E perciò stridono ancor di più con l’assenza di istituzioni nazionali (nessun membro del governo è sceso da Roma in forma ufficiale, a parte una rapida presenza del ministro dell’Interno Matteo Piantedosi, al mattino presto e senza avvisare la stampa, come se si trattasse di una faccenda privata).
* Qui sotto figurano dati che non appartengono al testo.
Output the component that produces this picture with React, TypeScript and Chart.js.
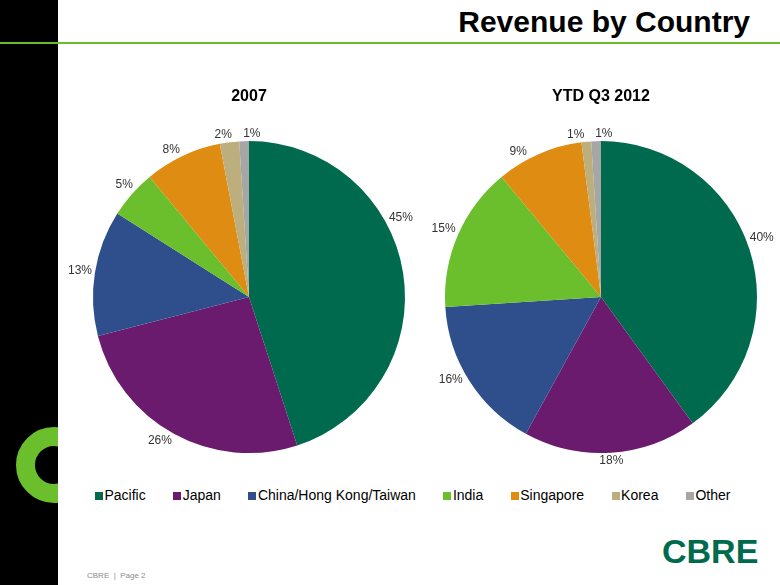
import React, { useEffect, useRef } from "react";
import { Chart, registerables } from "chart.js";

Chart.register(...registerables);

// ---------- data ----------
const categories = [
  "Pacific",
  "Japan",
  "China/Hong Kong/Taiwan",
  "India",
  "Singapore",
  "Korea",
  "Other",
];
const values2007 = [45, 26, 13, 5, 8, 2, 1];
const valuesYtdQ3_2012 = [40, 18, 16, 15, 9, 1, 1];
const chartTitles = ["2007", "YTD Q3 2012"];
const slideTitle = "Revenue by Country";
const footerText = "CBRE  |  Page 2";
const logoText = "CBRE";

// ---------- style ----------
const sliceColors = [
  "#006a4e",
  "#6b1b6e",
  "#2f4e8c",
  "#6bbe2c",
  "#df8c12",
  "#bdae7d",
  "#a6a6a6",
];
// label nudges (degrees, clockwise) mimicking PowerPoint best-fit placement
const labelShift2007 = [-18.6, 3, 0, 0.7, -2.6, -1.8, 2.8];
const labelShift2012 = [-2.4, 0, 3.6, 0, -6.3, -3.4, 2.8];

const FONT = "'Liberation Sans', Arial, Helvetica, sans-serif";

const outsideLabels = {
  id: "outsideLabels",
  afterDatasetsDraw(chart: any, _args: any, opts: any) {
    const ctx = chart.ctx as CanvasRenderingContext2D;
    const meta = chart.getDatasetMeta(0);
    const data = chart.data.datasets[0].data as number[];
    const total = data.reduce((a, b) => a + b, 0);
    ctx.save();
    ctx.font = `12px ${FONT}`;
    ctx.fillStyle = opts.color;
    ctx.textAlign = "center";
    ctx.textBaseline = "middle";
    meta.data.forEach((arc: any, i: number) => {
      const p = arc.getProps(["x", "y", "startAngle", "endAngle", "outerRadius"], true);
      const shift = (((opts.shifts && opts.shifts[i]) || 0) * Math.PI) / 180;
      const a = (p.startAngle + p.endAngle) / 2 + shift;
      const text = Math.round((data[i] / total) * 100) + "%";
      const w = ctx.measureText(text).width;
      const d =
        p.outerRadius +
        opts.gap +
        (w / 2) * Math.abs(Math.cos(a)) +
        (opts.textHeight / 2) * Math.abs(Math.sin(a));
      ctx.fillText(text, p.x + d * Math.cos(a), p.y + d * Math.sin(a));
    });
    ctx.restore();
  },
};

function PieChart(props: {
  title: string;
  values: number[];
  shifts: number[];
  left: number;
  width: number;
}) {
  const ref = useRef<HTMLCanvasElement>(null);
  useEffect(() => {
    const chart = new Chart(ref.current as HTMLCanvasElement, {
      type: "pie",
      data: {
        labels: categories,
        datasets: [
          {
            data: props.values,
            backgroundColor: sliceColors,
            borderWidth: 0,
            radius: 156,
          } as any,
        ],
      },
      options: {
        responsive: false,
        maintainAspectRatio: false,
        animation: false,
        layout: { padding: 0 },
        plugins: {
          legend: { display: false },
          tooltip: { enabled: false },
          title: {
            display: true,
            text: props.title,
            color: "#000",
            font: { family: FONT, size: 16, weight: "bold" },
            padding: { top: 9, bottom: 10 },
          },
          outsideLabels: {
            shifts: props.shifts,
            gap: 2.5,
            textHeight: 10,
            color: "#333",
          },
        } as any,
      },
      plugins: [outsideLabels],
    });
    return () => chart.destroy();
  }, []);
  return (
    <canvas
      ref={ref}
      width={props.width}
      height={400}
      style={{ position: "absolute", left: props.left, top: 78, width: props.width, height: 400 }}
    />
  );
}

export default function App() {
  return (
    <div
      style={{
        position: "fixed",
        left: 0,
        top: 0,
        width: 780,
        height: 585,
        background: "#fff",
        overflow: "hidden",
        fontFamily: FONT,
      }}
    >
      {/* left black band with green ring */}
      <div
        style={{
          position: "absolute",
          left: 0,
          top: 0,
          width: 58,
          height: 585,
          background: "#000",
          overflow: "hidden",
        }}
      >
        <div
          style={{
            position: "absolute",
            left: 54 - 38,
            top: 465 - 38,
            width: 38,
            height: 38,
            borderRadius: "50%",
            border: "19px solid #6bbe2c",
          }}
        />
      </div>
      {/* green rule */}
      <div style={{ position: "absolute", left: 0, top: 42, width: 780, height: 2, background: "#69be28" }} />
      {/* title */}
      <div
        style={{
          position: "absolute",
          right: 30,
          top: 7,
          fontSize: 30,
          lineHeight: "30px",
          fontWeight: "bold",
          color: "#000",
          whiteSpace: "nowrap",
        }}
      >
        {slideTitle}
      </div>

      <PieChart title={chartTitles[0]} values={values2007} shifts={labelShift2007} left={69} width={360} />
      <PieChart title={chartTitles[1]} values={valuesYtdQ3_2012} shifts={labelShift2012} left={424} width={354} />

      {/* legend */}
      <div
        style={{
          position: "absolute",
          left: 95,
          top: 487,
          display: "flex",
          gap: 27.5,
          fontSize: 14,
          lineHeight: "16px",
          color: "#000",
          whiteSpace: "nowrap",
        }}
      >
        {categories.map((c, i) => (
          <div key={c} style={{ display: "flex", alignItems: "center" }}>
            <span
              style={{
                display: "inline-block",
                width: 8,
                height: 8,
                background: sliceColors[i],
                marginRight: 1.5,
                marginTop: 1,
              }}
            />
            <span>{c}</span>
          </div>
        ))}
      </div>

      {/* logo */}
      <div
        style={{
          position: "absolute",
          left: 662,
          top: 534,
          fontSize: 34,
          lineHeight: "34px",
          fontWeight: "bold",
          color: "#006a4e",
          letterSpacing: 0,
        }}
      >
        {logoText}
      </div>
      {/* footer */}
      <div
        style={{
          position: "absolute",
          left: 87,
          top: 571,
          fontSize: 8,
          lineHeight: "10px",
          color: "#8c8c8c",
          whiteSpace: "pre",
        }}
      >
        {footerText}
      </div>
    </div>
  );
}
Quasi che il naufragio di Cutro sia da suturare come una “ferita” locale, e non lo specchio di una tragedia epocale, quella degli annegamenti di migranti nel Mediterraneo, che conta finora quasi 30mila caduti.

Era già accaduto nelle imminenze della strage, quando ad abbracciare i sopravvissuti accanto ai feretri nel Palamilone si presentarono solo il Presidente della Repubblica Sergio Mattarella e qualche esponente delle opposizioni (solo giorni dopo, l’esecutivo decise di tenere, in una Cutro blindata, il Consiglio dei ministri che avrebbe partorito il noto decreto legge anti-scafisti). Fu allora che davanti a Mattarella, commossi dal suo affetto paterno, i familiari delle vittime e i crotonesi chiesero a gran voce «giustizia e verità».

Già perché, come da un anno raccontiamo su Avvenire, ci sono ancora troppi passaggi da accertare nella sequenza di azioni, e soprattutto di inazioni, che precedettero il momento del naufragio, alle 4.15 del mattino. Perché i soccorsi non si mossero in tempo, sapendo che un barcone carico di migranti stava arrivando? E perché, perfino dopo lo schianto, quando i naufraghi lottavano per stare a galla nelle acque gelide, passarono altre ore prima dell’arrivo, a terra e in mare, di forze dell’ordine e militari? Sono i due interrogativi cardine su cui la magistratura sta indagando e ai quali ci auguriamo che presto un processo possa dare risposta, illuminando le zone d’ombra e le incongruenze nelle versioni ufficiali delle autorità italiane ed europee. Perché tutto ciò che è accaduto, davvero, non può e non deve essere dimenticato.